蓮としっかりと話をする前に起こしたこの行動は悪手にしかならなかった。
もともと蓮と向き合って話したことのない親は蓮のことを何一つとしてわかっていなかった。
親も蓮を大切に思う気持ちから起こしたことというのは重々承知だが僕はこの親を殴りつけたい衝動にかられた。
いままでお前らはなにをしていたのだと。
そしてこれ以上蓮を追い込むなと。
親に心配をかけていることにすら蓮は気をもんでいた。
蓮の心がボロボロになってしばらくたったある日、異世界で錬金術師の少女が魂だけでこの地球に来てしまった。

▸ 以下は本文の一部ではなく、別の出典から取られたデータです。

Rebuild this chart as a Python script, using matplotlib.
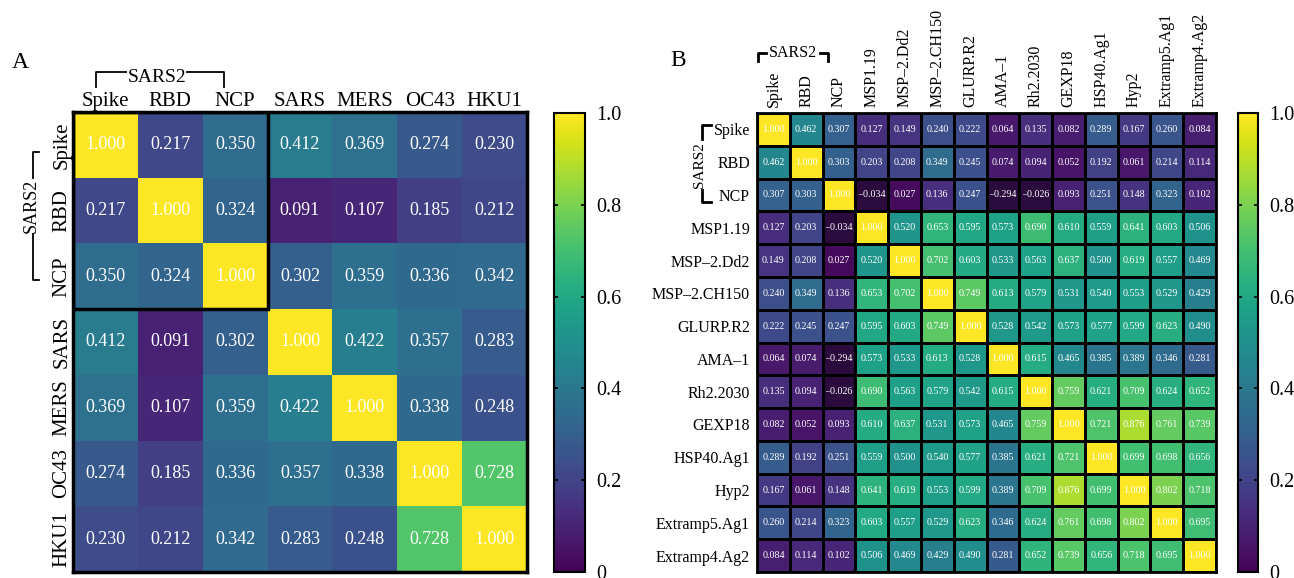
import numpy as np
import matplotlib
matplotlib.use("Agg")
import matplotlib.pyplot as plt
from matplotlib import transforms
from matplotlib.colors import Normalize
import matplotlib.cm as cm

plt.rcParams['font.family'] = ['Liberation Serif', 'DejaVu Serif']

# ---------------- data ----------------
labels_a = ["Spike", "RBD", "NCP", "SARS", "MERS", "OC43", "HKU1"]
corr_a = [
    [1.000, 0.217, 0.350, 0.412, 0.369, 0.274, 0.230],
    [0.217, 1.000, 0.324, 0.091, 0.107, 0.185, 0.212],
    [0.350, 0.324, 1.000, 0.302, 0.359, 0.336, 0.342],
    [0.412, 0.091, 0.302, 1.000, 0.422, 0.357, 0.283],
    [0.369, 0.107, 0.359, 0.422, 1.000, 0.338, 0.248],
    [0.274, 0.185, 0.336, 0.357, 0.338, 1.000, 0.728],
    [0.230, 0.212, 0.342, 0.283, 0.248, 0.728, 1.000],
]

labels_b = ["Spike", "RBD", "NCP", "MSP1.19", "MSP\u20132.Dd2", "MSP\u20132.CH150",
            "GLURP.R2", "AMA\u20131", "Rh2.2030", "GEXP18", "HSP40.Ag1", "Hyp2",
            "Extramp5.Ag1", "Extramp4.Ag2"]
corr_b = [
    [1.000, 0.462, 0.307, 0.127, 0.149, 0.240, 0.222, 0.064, 0.135, 0.082, 0.289, 0.167, 0.260, 0.084],
    [0.462, 1.000, 0.303, 0.203, 0.208, 0.349, 0.245, 0.074, 0.094, 0.052, 0.192, 0.061, 0.214, 0.114],
    [0.307, 0.303, 1.000, -0.034, 0.027, 0.136, 0.247, -0.294, -0.026, 0.093, 0.251, 0.148, 0.323, 0.102],
    [0.127, 0.203, -0.034, 1.000, 0.520, 0.653, 0.595, 0.573, 0.690, 0.610, 0.559, 0.641, 0.603, 0.506],
    [0.149, 0.208, 0.027, 0.520, 1.000, 0.702, 0.603, 0.533, 0.563, 0.637, 0.500, 0.619, 0.557, 0.469],
    [0.240, 0.349, 0.136, 0.653, 0.702, 1.000, 0.749, 0.613, 0.579, 0.531, 0.540, 0.553, 0.529, 0.429],
    [0.222, 0.245, 0.247, 0.595, 0.603, 0.749, 1.000, 0.528, 0.542, 0.573, 0.577, 0.599, 0.623, 0.490],
    [0.064, 0.074, -0.294, 0.573, 0.533, 0.613, 0.528, 1.000, 0.615, 0.465, 0.385, 0.389, 0.346, 0.281],
    [0.135, 0.094, -0.026, 0.690, 0.563, 0.579, 0.542, 0.615, 1.000, 0.759, 0.621, 0.709, 0.624, 0.652],
    [0.082, 0.052, 0.093, 0.610, 0.637, 0.531, 0.573, 0.465, 0.759, 1.000, 0.721, 0.876, 0.761, 0.739],
    [0.289, 0.192, 0.251, 0.559, 0.500, 0.540, 0.577, 0.385, 0.621, 0.721, 1.000, 0.699, 0.698, 0.656],
    [0.167, 0.061, 0.148, 0.641, 0.619, 0.553, 0.599, 0.389, 0.709, 0.876, 0.699, 1.000, 0.802, 0.718],
    [0.260, 0.214, 0.323, 0.603, 0.557, 0.529, 0.623, 0.346, 0.624, 0.761, 0.698, 0.802, 1.000, 0.695],
    [0.084, 0.114, 0.102, 0.506, 0.469, 0.429, 0.490, 0.281, 0.652, 0.739, 0.656, 0.718, 0.695, 1.000],
]
group_label = "SARS2"
group_size = 3
cbar_ticks = [0, 0.2, 0.4, 0.6, 0.8, 1.0]
cbar_ticklabels = ["0", "0.2", "0.4", "0.6", "0.8", "1.0"]

# ---------------- figure ----------------
W, H = 1294, 578
fig = plt.figure(figsize=(W / 100, H / 100), dpi=100)

def px(x0, y0, x1, y1):
    return [x0 / W, 1 - y1 / H, (x1 - x0) / W, (y1 - y0) / H]

cmap = matplotlib.colormaps['viridis'].copy()
cmap.set_under('#2b0b3d')
norm = Normalize(vmin=0, vmax=1)

def fmt(v):
    s = f"{v:.3f}"
    return s.replace("-", "\u2013")

def heatmap(ax, data, labels, ann_fs, edge_lw, edge_col):
    data = np.array(data)
    n = len(labels)
    ax.pcolormesh(np.arange(n + 1), np.arange(n + 1), data, cmap=cmap, norm=norm,
                  edgecolors=edge_col, linewidth=edge_lw)
    ax.set_xlim(0, n)
    ax.set_ylim(n, 0)
    for i in range(n):
        for j in range(n):
            ax.text(j + 0.5, i + 0.5, fmt(data[i, j]), ha='center', va='center',
                    color='white', fontsize=ann_fs)
    ax.set_xticks(np.arange(n) + 0.5)
    ax.set_yticks(np.arange(n) + 0.5)
    ax.xaxis.tick_top()
    ax.tick_params(length=0)
    return data

def cbar(cax, fs):
    cb = fig.colorbar(cm.ScalarMappable(norm=norm, cmap=cmap), cax=cax)
    cb.set_ticks(cbar_ticks)
    cb.set_ticklabels(cbar_ticklabels)
    cb.ax.tick_params(direction='in', left=True, right=True, length=3, width=1.2,
                      labelsize=fs, pad=8)
    cb.outline.set_linewidth(1.5)
    return cb

# ---------------- Panel A ----------------
axA = fig.add_axes(px(73, 112, 527, 572))
heatmap(axA, corr_a, labels_a, 13, 0.0, 'face')
axA.set_xticklabels(labels_a, fontsize=15)
axA.set_yticklabels(labels_a, fontsize=15, rotation=90, va='center')
axA.tick_params(axis='x', pad=1)
axA.tick_params(axis='y', pad=1)
for s in axA.spines.values():
    s.set_linewidth(2.5)
axA.add_patch(plt.Rectangle((0, 0), group_size, group_size, fill=False, lw=2.5,
                            edgecolor='black', zorder=5))
cbar(fig.add_axes(px(554, 113, 585, 572)), 14.5)

# top bracket A
tA = transforms.blended_transform_factory(axA.transData, axA.transAxes)
xa0, xa1, ya, yb = 0.35, 2.33, 1.086, 1.054
axA.plot([xa0, xa0, 0.82], [yb, ya, ya], color='black', lw=1.3, transform=tA, clip_on=False)
axA.plot([1.76, xa1, xa1], [ya, ya, yb], color='black', lw=1.3, transform=tA, clip_on=False)
axA.text(1.29, 1.074, group_label, transform=tA, ha='center', va='center', fontsize=14)
# left bracket A
lA = transforms.blended_transform_factory(axA.transAxes, axA.transData)
xl, xh = -0.088, -0.074
axA.plot([xh, xl, xl], [0.61, 0.61, 1.0], color='black', lw=1.3, transform=lA, clip_on=False)
axA.plot([xl, xl, xh], [1.86, 2.56, 2.56], color='black', lw=1.3, transform=lA, clip_on=False)
axA.text(xl - 0.004, 1.43, group_label, transform=lA, ha='center', va='center', rotation=90,
         fontsize=13)

fig.text(12 / W, 1 - 62 / H, "A", fontsize=17, ha='left', va='center')

# ---------------- Panel B ----------------
axB = fig.add_axes(px(757, 113, 1216, 572))
heatmap(axB, corr_b, labels_b, 7.2, 0.8, 'black')
axB.set_xticklabels(labels_b, fontsize=11.5, rotation=90, va='bottom')
axB.set_yticklabels(labels_b, fontsize=11.5)
axB.tick_params(axis='x', pad=4)
axB.tick_params(axis='y', pad=5)
for s in axB.spines.values():
    s.set_linewidth(2.0)
axB.add_patch(plt.Rectangle((0, 0), group_size, group_size, fill=False, lw=2.2,
                            edgecolor='black', zorder=5))
cbar(fig.add_axes(px(1238, 113, 1258, 572)), 14.5)

tB = transforms.blended_transform_factory(axB.transData, axB.transAxes)
xb0, xb1, yt, ytk = 0.04, 2.16, 1.131, 1.114
axB.plot([xb0, xb0, 0.28], [ytk, yt, yt], color='black', lw=2.0, transform=tB, clip_on=False)
axB.plot([1.92, xb1, xb1], [yt, yt, ytk], color='black', lw=2.0, transform=tB, clip_on=False)
axB.text(1.10, yt, group_label, transform=tB, ha='center', va='center', fontsize=11.5)

lB = transforms.blended_transform_factory(axB.transAxes, axB.transData)
xlb, xhb = -0.119, -0.100
axB.plot([xhb, xlb, xlb], [0.37, 0.37, 0.80], color='black', lw=2.0, transform=lB, clip_on=False)
axB.plot([xlb, xlb, xhb], [2.36, 2.71, 2.71], color='black', lw=2.0, transform=lB, clip_on=False)
axB.text(xlb - 0.006, 1.58, group_label, transform=lB, ha='center', va='center', rotation=90,
         fontsize=11)

fig.text(670 / W, 1 - 60 / H, "B", fontsize=17, ha='left', va='center')

fig.savefig("out.png", dpi=100)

神々たちは議論をし神の不手際ということもあり体を提供することにしたが、あまりに突然であるために体がないのでしばらくもともとある人の体に入れようということになった。
その適合者に蓮が入っていてこれはチャンスだと思った。
神々たちは健康な人のほうがいいといったが、蓮の魂を異世界に送ることで錬金術師の体を管理させること、そしてそのほうが錬金術師の魂が多くエネルギーを得られる時間が増えるのではないかということ、また健康な人間を異世界に送っては何をするかわからないので蓮が適任だといって説き伏せた。
こうして蓮に正式にかかわることができるようになった。
けれどきっと蓮は僕相手でもきっと強い恐怖と緊張をしてしまうはずだ。だから僕はお調子者のふりをして蓮が緊張したり罪悪感を持つスキなんて与えないようにしよと誓った。
そこまで思って僕はさっきの醜態を思い出す。
蓮の心の状態が安定していたので大丈夫だろうと牛乳を渡してしまった。
引きこもるようになってから蓮は摂食障害を起こしてにおいが薄くて淡泊なものを少量ずつしか食べることができなくなっている。
そんな蓮に僕はあろうことが牛乳を渡したのである。
蓮につらい思いをさせた自分が許せなかった。